Made it to CCCC for two Thursday afternoon sessions: Clay Spinuzzi, Mark Zachry, and William Hart-Davidson discussing text ecologies and workplace writing and Jeff Rice, James Brown, Derek Mueller, Michael McGinnis and David Grant on the choragraphies of composition.
If there's an advantage to presenting in the penultimate sessions (and yes, I'm grasping here), it's that you can be inspired by the sessions you attend before that. So here I am the following morning putting together some of the ideas from yesterday… not in a way that does any justice to these panels, but in a more self-serving manner for my own presentation.
Clay offered a methodological overview of the work he and his co-panelists do in analyzing workplace writing on three different levels: the strategic, the tactical, and the operational. The operational level is an almost unconsicous event level–keystrokes, mouse clicks, etc. The strategic level, as I understand it, points more to institutional-organizational goals, and the tactical is about the activities that workers undertake in between the micro and macro levels. This had me thinking about De Certeau's use of these concepts, of the tactical as a kind of resistant repurposing of strategies by users, consumers, workers, etc. It's like the William Gibson thing: the street finds its own uses for things. And there was some talk in this direction, particularly at the end of the session in the discussion of how workers respond tactically to the kind of views of their own labor made possible by the kinds of research discussed at the panel, which certainly at least has the potential for a chiling panopticism.

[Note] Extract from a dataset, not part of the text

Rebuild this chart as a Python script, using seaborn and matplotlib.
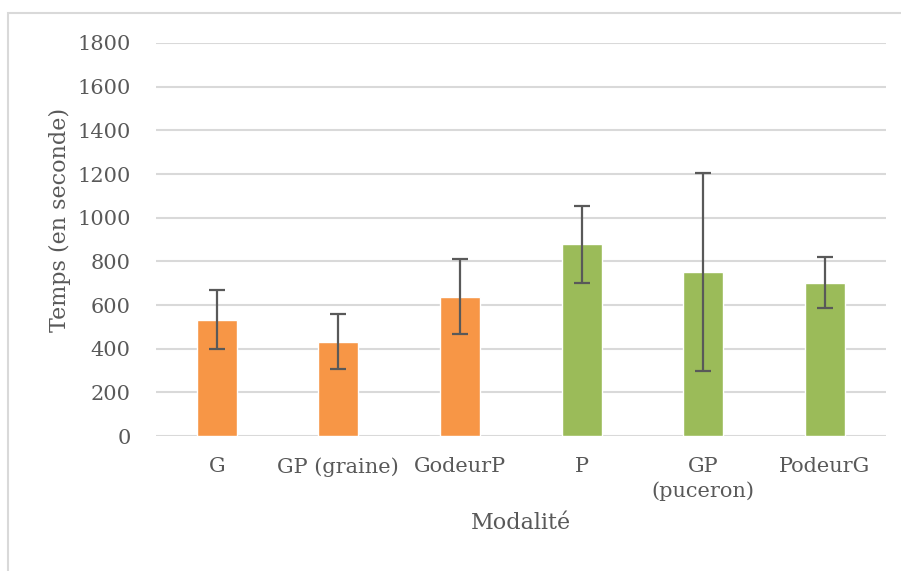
import numpy as np
import pandas as pd
import matplotlib
matplotlib.use("Agg")
import matplotlib.pyplot as plt
import seaborn as sns

# Data
modalites = ["G", "GP (graine)", "GodeurP", "P", "GP\n(puceron)", "PodeurG"]
groupes = ["graine", "graine", "graine", "puceron", "puceron", "puceron"]
temps_moyen = [532, 432, 637, 878, 752, 703]
ecart_type = [135, 125, 172, 176, 453, 117]

COLOR_ORANGE = "#F79646"
COLOR_GREEN = "#9BBB59"
COLOR_TEXT = "#595959"
COLOR_GRID = "#D9D9D9"
COLOR_ERR = "#595959"

sns.set_theme(style="white")
plt.rcParams['font.family'] = ['DejaVu Serif']
plt.rcParams['text.color'] = COLOR_TEXT
plt.rcParams['axes.labelcolor'] = COLOR_TEXT
plt.rcParams['xtick.color'] = COLOR_TEXT
plt.rcParams['ytick.color'] = COLOR_TEXT

df = pd.DataFrame({"Modalité": modalites, "Groupe": groupes, "Temps": temps_moyen, "SD": ecart_type})

fig = plt.figure(figsize=(9.01, 5.71), dpi=100)
ax = fig.add_axes([0.173, 0.2364, 0.810, 0.6883])

# Outer chart border (Excel style)
fig.patches.append(plt.Rectangle((8 / 901, -0.1), 1.2, 1 - 13 / 571 + 0.1, transform=fig.transFigure,
                                 fill=False, edgecolor="#D9D9D9", linewidth=1.5, zorder=0))

sns.barplot(data=df, x="Modalité", y="Temps", hue="Groupe", dodge=False,
            palette={"graine": COLOR_ORANGE, "puceron": COLOR_GREEN},
            saturation=1, width=0.33, legend=False, ax=ax, zorder=2)

ax.errorbar(np.arange(len(modalites)), df["Temps"], yerr=df["SD"], fmt="none",
            ecolor=COLOR_ERR, elinewidth=1.6, capsize=6, capthick=1.6, zorder=3)

ax.set_ylim(0, 1800)
ax.set_xlim(-0.5, len(modalites) - 0.5)
ax.set_yticks(range(0, 1801, 200))
ax.yaxis.grid(True, color=COLOR_GRID, linewidth=1.5, zorder=0)
ax.set_axisbelow(True)
for s in ax.spines.values():
    s.set_visible(False)
ax.tick_params(axis="both", length=0, labelsize=15)
ax.tick_params(axis="y", pad=18)
ax.tick_params(axis="x", pad=15)
for lbl in ax.get_xticklabels():
    lbl.set_linespacing(1.35)

ax.set_xlabel("Modalité", fontsize=16)
ax.set_ylabel("Temps (en seconde)", fontsize=16)
ax.xaxis.set_label_coords(0.5, -(523 - 436) / 393, transform=ax.transAxes)
ax.xaxis.label.set_va("center")
ax.yaxis.set_label_coords(-(156 - 60) / 730, (436 - 220) / 393, transform=ax.transAxes)
ax.yaxis.label.set_va("center")

fig.savefig("out.png", dpi=100)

I was particularly interested in their switching back and forth between two views of the tactical level. I don't quite remember their terminology this morning, but one view was a kind of causal event chain, largely reported by the writers (e.g. I did this then I did that). The second was a more "ecological" view, which attempted to capture a more ANT-like diagram of the forces at work.
In truth, the only thing these two panels have in common is what is inside my head. The Rice et al panel took up a choragraphical intervention into CCCC history, looking at putatively formative years in the 60-year history. But as one could see at this panel, choragraphy is about a kind of experimental, collaged storytelling where histories get remixed–the personal, the disciplinary, the social, etc. Derek selected 1987 and talked much about North's Making of Knowledge in Composition. That's where the topic of lore arose in the Q&A.
It got me thinking about lore in terms of the tactical and ANT-like ecology. I was also thinking of lore as potentially a choragraphical performance. Of course, lore was fundamentally local, the talk among compositionists in a department office or hallway. Today, locality obviously doesn't work the same way. Choragraphy offers a very different way of thinking about the local and network ecology, which might invent new tactics.
My own presentation, as I've been dancing around here, takes up the concept of computation to ask how computation might shape our ideas of composition in emerging technologies, particularly in relation to mobility and participation literacy. Listening to these presentations has me thinking that I ought to talk some about how social media technologies develop strategies that envelop, anticipate, or capitalize upon tactical responses. That is, the built-in opportunities for customization, mash-ups, etc. really invite users to make their own uses for things. In fact, that level of personal investment is really at the heart of social media success. (Manovich and others discusss this.) Our take on this is somewhat computational in its logic. When we think of different levels–strategic, tactical, operational–I am reminded of Hayles discussing the challenges of explaining emergence from one level of complexity to the next using these computational theories, like Wolfram's cellular automata. We see this with Twitter too, when we try to mine the data and look for patterns, when we assume that new structures of compositions will emerge, new levels of compositional complexity perhaps? I'm not sure.
But I guess for now I'm coming back to what I would see as Hayles' ethic of intermediation, which I think is (again, potentially) choragraphic. If the "regime of computation" is at least in part a "metaphor" and circulates through cultural discourses as makes its way back to the material and what we decide to make, then a kind of networked, choragraphic lore (which takes all those terms and uses them at a slant, I guess) might be a way of grasping at the tactical ecology behind social-mediated composition.
Anyway, that's what I came up with this morning.